## start DATA SHOWN

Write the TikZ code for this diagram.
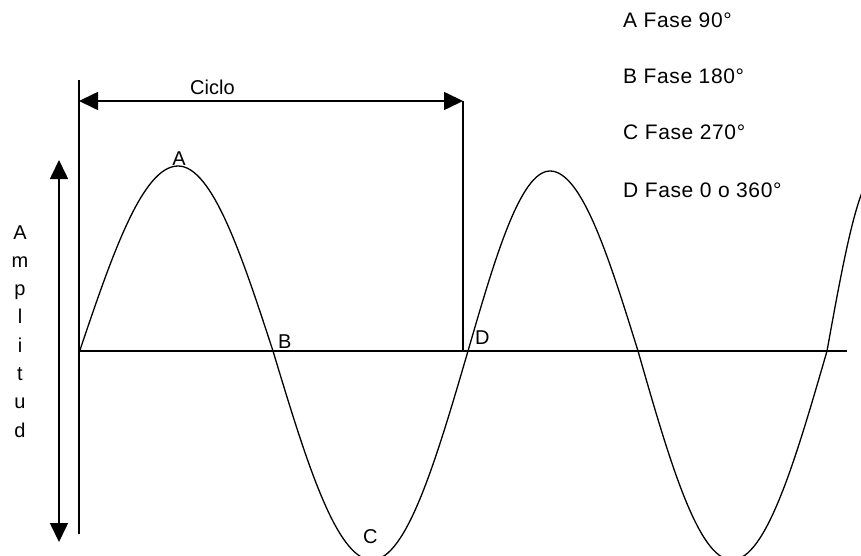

## end DATA SHOWN
## start DATA SHOWN

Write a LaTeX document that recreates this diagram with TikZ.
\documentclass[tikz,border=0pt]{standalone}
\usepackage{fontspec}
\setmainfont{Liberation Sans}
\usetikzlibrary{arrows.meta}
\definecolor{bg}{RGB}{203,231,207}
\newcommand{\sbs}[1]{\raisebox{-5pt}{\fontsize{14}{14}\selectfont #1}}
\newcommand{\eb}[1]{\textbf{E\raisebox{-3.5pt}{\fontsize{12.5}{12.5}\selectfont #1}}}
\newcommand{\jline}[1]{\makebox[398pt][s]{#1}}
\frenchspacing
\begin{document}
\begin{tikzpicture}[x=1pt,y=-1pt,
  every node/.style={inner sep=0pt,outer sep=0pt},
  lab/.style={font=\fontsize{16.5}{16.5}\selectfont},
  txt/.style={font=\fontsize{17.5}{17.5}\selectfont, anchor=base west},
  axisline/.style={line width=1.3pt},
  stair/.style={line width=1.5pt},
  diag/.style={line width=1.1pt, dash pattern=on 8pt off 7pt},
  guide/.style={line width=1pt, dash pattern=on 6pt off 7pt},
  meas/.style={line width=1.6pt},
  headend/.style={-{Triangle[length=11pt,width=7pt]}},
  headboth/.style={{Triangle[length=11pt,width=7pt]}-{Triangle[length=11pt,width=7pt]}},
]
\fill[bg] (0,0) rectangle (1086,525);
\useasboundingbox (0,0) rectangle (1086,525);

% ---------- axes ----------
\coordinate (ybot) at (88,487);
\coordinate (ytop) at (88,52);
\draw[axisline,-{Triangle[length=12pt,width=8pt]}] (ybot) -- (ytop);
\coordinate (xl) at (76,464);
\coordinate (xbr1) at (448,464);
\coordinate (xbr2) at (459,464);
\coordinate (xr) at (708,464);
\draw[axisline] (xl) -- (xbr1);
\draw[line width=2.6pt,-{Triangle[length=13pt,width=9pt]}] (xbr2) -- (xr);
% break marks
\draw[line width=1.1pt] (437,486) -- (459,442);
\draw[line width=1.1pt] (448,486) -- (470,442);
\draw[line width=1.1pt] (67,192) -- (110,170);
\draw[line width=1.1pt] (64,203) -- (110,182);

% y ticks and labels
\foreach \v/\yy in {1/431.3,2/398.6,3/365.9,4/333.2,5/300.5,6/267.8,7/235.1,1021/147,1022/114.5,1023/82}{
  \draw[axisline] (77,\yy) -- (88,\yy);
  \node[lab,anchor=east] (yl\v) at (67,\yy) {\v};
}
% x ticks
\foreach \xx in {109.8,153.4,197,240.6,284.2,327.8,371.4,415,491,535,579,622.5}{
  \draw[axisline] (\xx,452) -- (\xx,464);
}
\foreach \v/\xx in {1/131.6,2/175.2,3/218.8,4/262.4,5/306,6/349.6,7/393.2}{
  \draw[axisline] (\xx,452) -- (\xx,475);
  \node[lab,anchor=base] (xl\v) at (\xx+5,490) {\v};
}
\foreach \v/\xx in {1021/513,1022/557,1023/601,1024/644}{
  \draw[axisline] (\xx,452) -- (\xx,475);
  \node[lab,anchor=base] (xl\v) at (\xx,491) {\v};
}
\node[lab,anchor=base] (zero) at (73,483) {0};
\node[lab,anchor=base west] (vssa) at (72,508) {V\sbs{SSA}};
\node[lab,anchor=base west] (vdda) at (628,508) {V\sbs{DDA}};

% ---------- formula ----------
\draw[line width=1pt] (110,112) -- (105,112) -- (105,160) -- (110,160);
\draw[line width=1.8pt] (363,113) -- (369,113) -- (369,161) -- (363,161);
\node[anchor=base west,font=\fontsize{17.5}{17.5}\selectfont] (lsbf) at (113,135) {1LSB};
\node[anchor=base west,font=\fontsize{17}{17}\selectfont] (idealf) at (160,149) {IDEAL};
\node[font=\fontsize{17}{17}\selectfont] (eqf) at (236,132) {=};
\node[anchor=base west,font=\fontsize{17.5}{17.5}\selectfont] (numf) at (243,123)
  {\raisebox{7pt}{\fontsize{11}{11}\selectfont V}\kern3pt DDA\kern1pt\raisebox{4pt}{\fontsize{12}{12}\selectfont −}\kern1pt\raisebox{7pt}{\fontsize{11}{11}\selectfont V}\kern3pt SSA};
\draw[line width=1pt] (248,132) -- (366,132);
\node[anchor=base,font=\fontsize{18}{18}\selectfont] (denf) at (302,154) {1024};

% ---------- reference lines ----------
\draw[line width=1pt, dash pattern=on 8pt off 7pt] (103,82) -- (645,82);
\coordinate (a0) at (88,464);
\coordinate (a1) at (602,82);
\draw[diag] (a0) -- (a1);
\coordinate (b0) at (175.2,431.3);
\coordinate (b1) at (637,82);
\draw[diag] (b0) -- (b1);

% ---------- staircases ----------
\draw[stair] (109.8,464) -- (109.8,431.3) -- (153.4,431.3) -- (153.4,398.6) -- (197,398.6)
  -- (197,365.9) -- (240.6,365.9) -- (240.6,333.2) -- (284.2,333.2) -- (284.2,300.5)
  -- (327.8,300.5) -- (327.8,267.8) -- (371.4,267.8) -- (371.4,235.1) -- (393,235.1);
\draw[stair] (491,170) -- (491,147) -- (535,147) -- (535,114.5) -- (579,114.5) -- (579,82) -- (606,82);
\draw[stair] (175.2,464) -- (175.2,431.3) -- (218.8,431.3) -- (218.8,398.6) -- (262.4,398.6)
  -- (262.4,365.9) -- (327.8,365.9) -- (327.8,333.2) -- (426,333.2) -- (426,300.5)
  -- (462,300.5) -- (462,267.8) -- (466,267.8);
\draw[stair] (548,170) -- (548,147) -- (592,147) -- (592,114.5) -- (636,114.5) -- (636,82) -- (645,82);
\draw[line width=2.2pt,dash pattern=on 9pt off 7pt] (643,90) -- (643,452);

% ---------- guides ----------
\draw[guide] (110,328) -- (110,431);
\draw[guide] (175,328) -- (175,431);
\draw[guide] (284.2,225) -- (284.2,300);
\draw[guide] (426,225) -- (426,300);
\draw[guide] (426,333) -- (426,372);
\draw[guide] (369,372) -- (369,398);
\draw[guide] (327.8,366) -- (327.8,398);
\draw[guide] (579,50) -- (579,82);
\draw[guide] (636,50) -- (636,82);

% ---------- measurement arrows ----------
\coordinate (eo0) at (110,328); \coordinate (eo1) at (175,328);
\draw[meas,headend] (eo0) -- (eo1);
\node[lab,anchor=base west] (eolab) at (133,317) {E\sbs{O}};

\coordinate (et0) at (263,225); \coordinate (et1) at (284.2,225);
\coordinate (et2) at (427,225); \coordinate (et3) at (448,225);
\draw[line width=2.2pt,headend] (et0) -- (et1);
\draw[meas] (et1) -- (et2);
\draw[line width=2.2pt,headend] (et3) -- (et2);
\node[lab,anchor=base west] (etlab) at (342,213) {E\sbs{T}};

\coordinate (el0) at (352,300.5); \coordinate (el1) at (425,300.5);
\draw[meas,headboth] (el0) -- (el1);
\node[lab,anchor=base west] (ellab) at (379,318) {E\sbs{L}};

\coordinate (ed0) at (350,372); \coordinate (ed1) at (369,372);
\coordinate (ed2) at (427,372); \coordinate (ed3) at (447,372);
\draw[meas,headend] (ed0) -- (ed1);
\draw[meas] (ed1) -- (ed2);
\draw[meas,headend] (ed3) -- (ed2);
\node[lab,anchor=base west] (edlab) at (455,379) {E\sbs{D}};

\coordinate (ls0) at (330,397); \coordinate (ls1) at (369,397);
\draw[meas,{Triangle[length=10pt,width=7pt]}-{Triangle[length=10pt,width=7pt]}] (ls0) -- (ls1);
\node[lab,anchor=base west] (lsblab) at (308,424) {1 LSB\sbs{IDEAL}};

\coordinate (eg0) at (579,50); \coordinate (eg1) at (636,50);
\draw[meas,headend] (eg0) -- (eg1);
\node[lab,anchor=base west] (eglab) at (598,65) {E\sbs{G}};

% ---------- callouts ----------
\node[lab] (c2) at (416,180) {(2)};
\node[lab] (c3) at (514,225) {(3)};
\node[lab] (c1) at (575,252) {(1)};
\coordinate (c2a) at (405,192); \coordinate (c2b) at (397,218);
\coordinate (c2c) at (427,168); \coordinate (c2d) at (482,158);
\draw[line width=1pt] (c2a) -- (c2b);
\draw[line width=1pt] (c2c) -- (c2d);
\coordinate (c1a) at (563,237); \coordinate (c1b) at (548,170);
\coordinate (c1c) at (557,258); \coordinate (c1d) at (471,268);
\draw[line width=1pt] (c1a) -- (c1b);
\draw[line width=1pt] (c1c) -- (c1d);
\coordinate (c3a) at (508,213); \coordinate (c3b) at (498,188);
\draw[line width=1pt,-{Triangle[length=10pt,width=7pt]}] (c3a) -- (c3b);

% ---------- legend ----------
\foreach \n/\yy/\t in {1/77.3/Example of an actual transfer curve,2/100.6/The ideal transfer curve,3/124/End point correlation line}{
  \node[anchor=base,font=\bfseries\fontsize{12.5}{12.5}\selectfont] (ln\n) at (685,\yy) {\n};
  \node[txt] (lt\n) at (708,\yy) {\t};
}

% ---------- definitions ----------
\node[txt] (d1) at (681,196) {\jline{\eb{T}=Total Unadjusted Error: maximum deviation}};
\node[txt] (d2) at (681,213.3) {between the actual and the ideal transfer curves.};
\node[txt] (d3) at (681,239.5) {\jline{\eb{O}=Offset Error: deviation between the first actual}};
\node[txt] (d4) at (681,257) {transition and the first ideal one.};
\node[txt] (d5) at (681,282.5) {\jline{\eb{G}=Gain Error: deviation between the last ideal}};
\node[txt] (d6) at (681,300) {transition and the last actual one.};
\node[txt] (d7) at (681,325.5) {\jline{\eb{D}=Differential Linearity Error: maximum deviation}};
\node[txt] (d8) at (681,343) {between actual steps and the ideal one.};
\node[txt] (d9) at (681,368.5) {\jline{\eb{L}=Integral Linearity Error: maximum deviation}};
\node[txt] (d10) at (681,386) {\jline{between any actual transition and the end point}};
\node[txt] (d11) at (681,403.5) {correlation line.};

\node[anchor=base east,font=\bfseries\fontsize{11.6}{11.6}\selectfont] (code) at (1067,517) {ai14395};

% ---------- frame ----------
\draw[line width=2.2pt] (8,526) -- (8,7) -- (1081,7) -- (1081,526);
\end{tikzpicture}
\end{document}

## end DATA SHOWN

TASK GOAL:
Pick out all lines from the data above in which the word "code" appears.

RESULT:
Write the TikZ code for this diagram.
\node[anchor=base east,font=\bfseries\fontsize{11.6}{11.6}\selectfont] (code) at (1067,517) {ai14395};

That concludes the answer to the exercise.